“Hidden Figures” was the surprise best film ensemble winner at Sunday’s (January 29) Screen Actors Guild awards, a show overshadowed by politics as stars slammed U.S. President Donald Trump for restricting entry for travelers from seven Muslim-majority nations.
Emma Stone, winning best actress for her role in musical romance “La La Land,” praised her fellow actors for taking a stand.
“In a time like this when so many horrible things are happening, where so many horrific things are happening, it is so special to be part of a group of people who want to reflect what is happening back to the world and to make people happy. I’m paraphrasing what I said on stage … and maybe change perspectives or help people feel less alone and that’s something that has given me a lot of happiness thinking about getting to be even just like one person in the cog of all of these actors and artists that care and obviously we’re also citizens of this planet and of this country or not of this country and either way it doesn’t matter,” Stone told reporters backstage.

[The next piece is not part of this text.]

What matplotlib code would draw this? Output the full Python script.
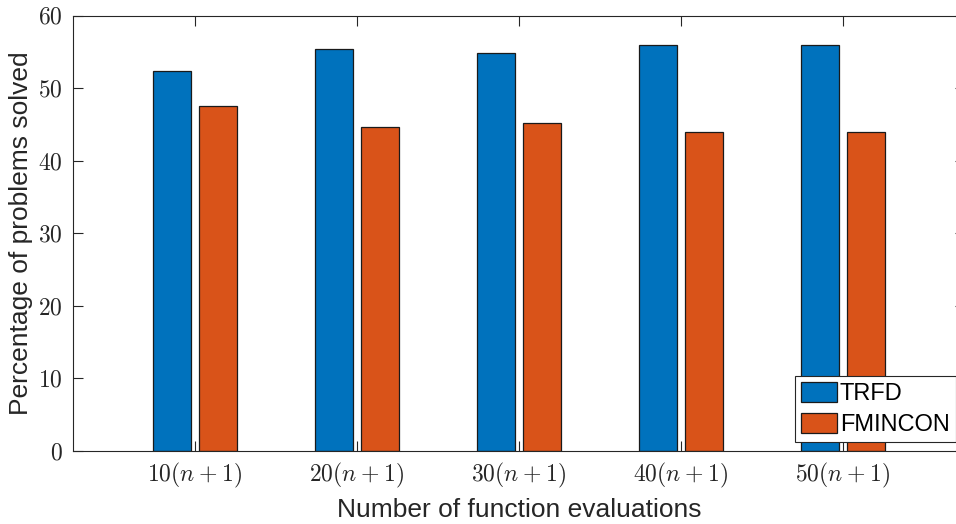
import matplotlib
matplotlib.use("Agg")
import matplotlib.pyplot as plt
import numpy as np

categories = [r"$10(n\:+\:1)$", r"$20(n\:+\:1)$", r"$30(n\:+\:1)$", r"$40(n\:+\:1)$", r"$50(n\:+\:1)$"]
trfd = [52.4, 55.4, 54.8, 56.0, 56.0]
fmincon = [47.6, 44.6, 45.2, 44.0, 44.0]
yticks = [0, 10, 20, 30, 40, 50, 60]

plt.rcParams['mathtext.fontset'] = 'cm'
plt.rcParams['font.family'] = ['Liberation Sans', 'DejaVu Sans']

W, H = 956, 524
fig = plt.figure(figsize=(W / 100, H / 100), dpi=100)
left, right, top, bottom = 72.7, 965.3, 15.5, 451
ax = fig.add_axes([left / W, 1 - bottom / H, (right - left) / W, (bottom - top) / H])

x = np.arange(1, len(categories) + 1)
w = 0.232
off = 0.143
ax.bar(x - off, trfd, w, color='#0072BD', edgecolor='#1a1a1a', linewidth=0.9, label='TRFD')
ax.bar(x + off, fmincon, w, color='#D95319', edgecolor='#1a1a1a', linewidth=0.9, label='FMINCON')

ax.set_xlim(0.245, 5.755)
ax.set_ylim(0, 60)
ax.set_xticks(x)
ax.set_xticklabels(categories, fontsize=17)
ax.set_yticks(yticks)
ax.set_yticklabels([rf"${v}$" for v in yticks], fontsize=17)
ax.tick_params(direction='in', length=7, width=0.8, top=True, right=True, colors='#262626', labelcolor='#262626', pad=7)
for s in ax.spines.values():
    s.set_color('#262626')
    s.set_linewidth(0.8)

ax.set_xlabel('Number of function evaluations', fontsize=19, color='#262626', labelpad=6)
ax.set_ylabel('Percentage of problems solved', fontsize=19, color='#262626', labelpad=4)

leg = ax.legend(loc='lower right', bbox_to_anchor=(955.5 / W, 1 - 442 / H), bbox_transform=fig.transFigure,
                fontsize=17, frameon=True, fancybox=False,
                edgecolor='#262626', framealpha=1, borderaxespad=0,
                handlelength=1.55, handleheight=0.9, handletextpad=0.1, labelspacing=0.35,
                borderpad=0.25)
leg.get_frame().set_linewidth(0.8)

fig.savefig('out.png', dpi=100)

“We have to speak up against injustice and we have to kick some ass,” she added.
Denzel Washington, who won best actor for his role in “Fences,” based on August Wilson’s award-winning stage play about blue-collar African-Americans, called for unity.
“You know this is what I think, I think we as Americans better learn to unite. I think we as Americans need to put our elected officials feet to the fire and demand that they work together or they won’t get back in office. You know this age we live in, this accelerated information age, we’re getting further and further apart. We’re not getting together, we’re getting further and further apart,” he said.
Lily Tomlin, who received a life achievement award at Sunday’s awards show warned of the lessons of history.
“I don’t want to make this comparison and I’m not making it in any way but the Nazis they changed the laws that didn’t agree with them, they just changed them and they could do whatever they wanted. Now that was over a period of time so I think we have to be vigilant and stop certain behaviors so that someone who has not thought something through doesn’t get too far in the process,” she said.
“Hidden Figures,” the true story of three black female mathematicians during the 1960s space race, ousted awards front-runners “Manchester By the Sea” and “Moonlight” to claim the night’s top prize.
“I think the major role of an artist is to use the art that God gave you to touch and change lives because he put us here and we all look different for a reason because we’re here to get along and we have to figure it out so we better damn well figure it out because no one group is better than the other. We’re all humans here to get a long and make this big world go around,” star Taraji P. Henson said.
The SAG awards honored many actors of color in a year when diversity in Hollywood has been in the spotlight. The Academy of Motion Picture Arts and Sciences announced seven Oscar nominees of color among its acting categories this month after two years when only white actors were nominated, prompting the hashtag #OscarsSoWhite.
“Response to Oscars so white? No I think that every nominee from Naomie Harris to Octavia Spencer to ‘Hidden Figures’ to ‘Fences’ to ‘Moonlight’ to Mahershala Ali are there because they deserve to be there. They’re not there because of the color of their skin,” said Viola Davis, who won best supporting actress for ‘Fences.’
Voted for by about 120,000 U.S. actors, the two-hour televised SAG awards show often anoints top Academy Award winners since actors comprise the largest body within Oscar voters.